К концу декабря Самоши, Валленберг и другие дипломаты нейтральных стран повели отчаянную борьбу против планов насильственного перевода пяти тысяч детей из пятнадцати детских домов в Общее гетто, где обеспечить детей продовольствием было бы практически невозможно. Противодействуя намерениям нацистов, как раз накануне Рождества дипломатический корпус направил Салаши составленную Валленбергом ноту протеста. «Даже во время войн, — говорилось в ней, — совесть и закон осуждают направленные против детей враждебные действия. К чему же тогда переселять эти невинные создания в места, где они не увидят ничего, кроме несчастья, отчаяния и боли? Все цивилизованные народы земли уважают права детей, и подобные, явно направленные против малых сих меры, предпринятые в такой традиционно христианской и рыцарственной стране, какой считается Венгрия, были бы восприняты во всем мире с крайним удивлением и болью» [40].
Нота протеста еще не успела дойти до Салаши, как боевики нилашистов отметили рождение Христа убийством семи сирот в одном неохраняемом детском доме. Совместные усилия Валленберга, Самоши и других не смогли предотвратить это злодеяние.

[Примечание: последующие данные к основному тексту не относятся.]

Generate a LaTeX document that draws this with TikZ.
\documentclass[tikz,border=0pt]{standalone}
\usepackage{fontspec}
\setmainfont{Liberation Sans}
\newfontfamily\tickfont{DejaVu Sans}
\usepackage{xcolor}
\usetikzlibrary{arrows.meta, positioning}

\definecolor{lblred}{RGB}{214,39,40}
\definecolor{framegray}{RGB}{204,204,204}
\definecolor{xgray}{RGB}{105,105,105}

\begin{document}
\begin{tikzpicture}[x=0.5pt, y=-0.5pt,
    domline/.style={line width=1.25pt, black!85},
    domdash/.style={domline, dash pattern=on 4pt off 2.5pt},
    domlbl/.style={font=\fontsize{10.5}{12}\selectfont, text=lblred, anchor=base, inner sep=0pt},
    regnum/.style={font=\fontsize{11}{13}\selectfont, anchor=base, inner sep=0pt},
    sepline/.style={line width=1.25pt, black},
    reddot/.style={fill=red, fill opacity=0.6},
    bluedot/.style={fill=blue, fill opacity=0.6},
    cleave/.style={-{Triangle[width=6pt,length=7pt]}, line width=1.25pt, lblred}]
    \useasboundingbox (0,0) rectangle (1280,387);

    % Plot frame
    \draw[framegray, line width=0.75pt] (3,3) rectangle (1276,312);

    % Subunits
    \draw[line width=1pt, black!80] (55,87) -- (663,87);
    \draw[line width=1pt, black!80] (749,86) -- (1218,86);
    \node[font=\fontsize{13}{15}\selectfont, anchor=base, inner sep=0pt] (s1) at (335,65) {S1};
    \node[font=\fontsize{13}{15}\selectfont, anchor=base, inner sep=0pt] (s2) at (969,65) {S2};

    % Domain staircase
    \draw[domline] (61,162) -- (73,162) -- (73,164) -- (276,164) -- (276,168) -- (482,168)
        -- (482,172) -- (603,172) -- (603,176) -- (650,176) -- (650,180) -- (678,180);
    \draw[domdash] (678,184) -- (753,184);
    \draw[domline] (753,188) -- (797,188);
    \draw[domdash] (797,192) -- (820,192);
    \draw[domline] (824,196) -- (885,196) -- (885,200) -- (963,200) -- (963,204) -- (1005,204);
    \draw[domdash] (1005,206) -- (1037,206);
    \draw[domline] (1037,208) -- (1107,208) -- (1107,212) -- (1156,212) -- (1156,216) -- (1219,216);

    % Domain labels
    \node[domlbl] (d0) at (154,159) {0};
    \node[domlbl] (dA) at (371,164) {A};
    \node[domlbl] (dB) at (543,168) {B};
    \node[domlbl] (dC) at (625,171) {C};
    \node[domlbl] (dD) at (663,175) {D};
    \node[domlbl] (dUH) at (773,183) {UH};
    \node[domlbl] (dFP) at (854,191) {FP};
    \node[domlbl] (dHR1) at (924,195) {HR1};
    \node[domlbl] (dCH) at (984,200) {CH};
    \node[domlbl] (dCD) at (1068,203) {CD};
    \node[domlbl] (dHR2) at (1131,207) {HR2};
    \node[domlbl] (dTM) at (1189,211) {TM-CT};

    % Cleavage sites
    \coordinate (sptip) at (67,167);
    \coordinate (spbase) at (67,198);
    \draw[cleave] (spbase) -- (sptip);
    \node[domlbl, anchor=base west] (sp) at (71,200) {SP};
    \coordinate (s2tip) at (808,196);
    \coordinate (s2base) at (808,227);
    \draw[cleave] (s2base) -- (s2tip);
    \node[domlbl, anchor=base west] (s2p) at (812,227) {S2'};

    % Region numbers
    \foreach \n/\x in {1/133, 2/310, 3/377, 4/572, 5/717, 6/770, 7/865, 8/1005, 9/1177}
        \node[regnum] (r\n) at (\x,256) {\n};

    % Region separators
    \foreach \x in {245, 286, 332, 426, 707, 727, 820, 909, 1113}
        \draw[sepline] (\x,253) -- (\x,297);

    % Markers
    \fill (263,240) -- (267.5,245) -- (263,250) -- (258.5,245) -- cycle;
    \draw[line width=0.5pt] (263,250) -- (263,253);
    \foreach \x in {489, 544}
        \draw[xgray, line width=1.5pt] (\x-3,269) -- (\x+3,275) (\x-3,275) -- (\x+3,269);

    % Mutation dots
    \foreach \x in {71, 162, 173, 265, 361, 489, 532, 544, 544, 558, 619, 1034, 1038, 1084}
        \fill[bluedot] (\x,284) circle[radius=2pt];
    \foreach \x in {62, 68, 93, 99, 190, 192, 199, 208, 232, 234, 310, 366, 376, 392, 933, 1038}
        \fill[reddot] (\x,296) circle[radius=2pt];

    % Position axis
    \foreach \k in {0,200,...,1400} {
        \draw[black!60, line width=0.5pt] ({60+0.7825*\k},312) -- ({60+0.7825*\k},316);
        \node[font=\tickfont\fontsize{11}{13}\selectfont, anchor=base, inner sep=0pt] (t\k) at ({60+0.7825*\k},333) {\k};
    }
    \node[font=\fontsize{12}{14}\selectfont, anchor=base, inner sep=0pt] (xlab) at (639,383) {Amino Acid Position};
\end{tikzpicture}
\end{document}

Обслуживающий персонал большинства детских домов нилашисты не тронули, хотя на последней стадии штурма города большая часть его бежала, оставив детей полностью беззащитными.
40
Точно рассчитанный выпад попал в цель. Салаши отложил перевод детей до новогоднего праздника. Но детей не тронули и впоследствии; к тому времени начался полный распад режима.